Fee: A Northwest Forest Pass is required to park at the Dog Mountain Trailhead. Hikers are also required to carry a permit on Saturdays and Sundays from April 29 – June 19.
White Salmon, WA
Length: 7.7 miles
Though not as heart-pounding as Dog Mountain, Coyote Wall still merits a post-hike beer or two. Known for the gigantic basalt cliff that towers more than 1,000 feet above the Columbia River, the recreation area is a prime spot for wildflower viewing. We recommend the Labyrinth Loop, an otherworldly trail dotted with gnarled white oak trees, a creek, waterfall, and epic views of the Columbia River Gorge. The hike up the grassy plateau, which has quite the dramatic drop into a rocky abyss, can be tricky since the trail is also open to mountain bikers. Once you reach the top you can bask in meadows of balsamroot, camas, and yellow bells. For a longer hike, connect to Catherine Creek via the Bitterroot Trail for an 11-mile trek, which includes a natural arch and even more wildflowers awaiting a photo op.
Length: 3.5 miles
About an hour’s drive from Portland, visitors flock to Mosier —a tiny, picturesque town set along the Columbia River—to bike, drink wine, and explore the hiking trails.

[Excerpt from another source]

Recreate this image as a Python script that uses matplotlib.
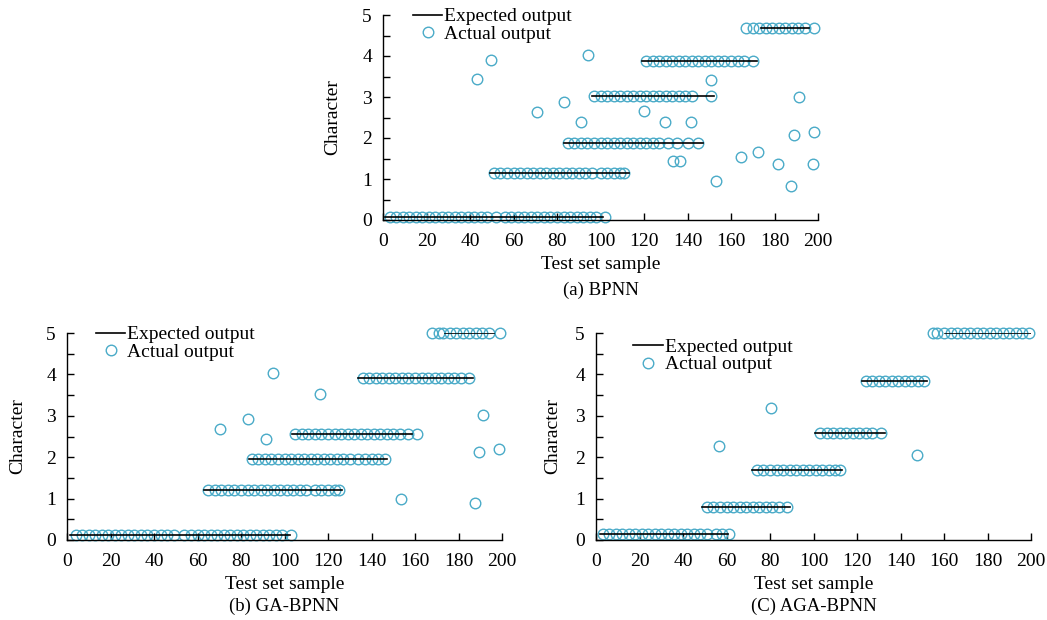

Named after Jonah Mosier, who in 1854 built a number of sawmills at what is now Mosier Creek, the town is also a destination for wildflower buffs. The out-and-back trek to Mosier Plateau begins at the bench marked Mosier Pioneer Cemetery and takes you past a gravesite where members of the Mosier family are buried. You’ll continue along a pretty ravine looking down on Mosier Creek until you reach a viewpoint for the Instagram-worthy Mosier Creek Falls, a two-tiered waterfall with a swimming hole. Keep your camera handy because from here you’ll switchback up hillsides blanketed with yellow balsamroot and purple lupine. Rising 600 feet, Mosier Plateau is home to over 30 species of wildflowers, including yellow bells, cluster lilies, and desert parsley. The panoramic view is worth the hike (notice Coyote Wall sits just across the Columbia River), but the colorful wildflower display is the icing on the cake. Take a breather and enjoy the scenery before heading back down.
Length: 2 miles
Located off the Historic Columbia River Highway, the Rowena Plateau trailhead is just a few miles up the road from downtown Mosier. The loop trail is part of the 231-acre Tom McCall Preserve, named after Oregon’s former governor, Thomas Lawson McCall, who was known for his role in environmental law making. The preserve has more than 300 plant species, including various wildflowers. Begin at Rowena Crest Overlook, where you can take photos of the surrounding hillsides and the hairpin curve in the road below. A kiosk details the fragile habitat of the area, and for this reason you’ll unfortunately have to leave your furry friends.. With an elevation gain of just 240 feet, this is an easy stroll with expansive views all around and of course colorful blooms come spring. Though the always cheery balsamroot and lupine steal the show, you’ll also spot wild onion, grass widows, and prairie stars, to name a few. You’ll also pass Rowena Pond before summiting the plateau, where you get an eagle view of the Columbia River Gorge. If you come in later spring you can combine this hike with the trail to Tom McCall Point, where you’ll find yet even more wildflowers and an epic view of the Gorge, Mount Hood, and Mount Adams once you reach the top. The Tom McCall Point trail is open from May 1 to October 31.
Dalles Mountain Ranch
Length: 6.9 miles
Part of Columbia Hills State Park, the 3,200-acre Dalles Mountain Ranch is a historic homestead on the Washington side of the Columbia River Gorge. Beginning at Crawford Oaks Trailhead, you’ll ascend some switchbacks and eventually the trail opens up with soaring views of Horsethief Butte and the Columbia River, with Mount Hood looming in the distance. For most of the hike, you’ll wander along idyllic rolling hillsides that, come spring, burst with yellow balsamroot and purple lupine, though patches of Indian paintbrush sometimes make an appearance too. Along the way you’ll pass a barn that dates back to 1878, a wooden wagon, several old ranch buildings, and the gravesites of the Crawford and Brune families who used to live on the homestead. The site also has an outdoor museum with rusted farm equipment from back in the day. Be prepared to share the trail with mountain bikers and horseback riders.
Fee: A Northwest Forest Pass is required to park at the Crawford Oaks Trailhead.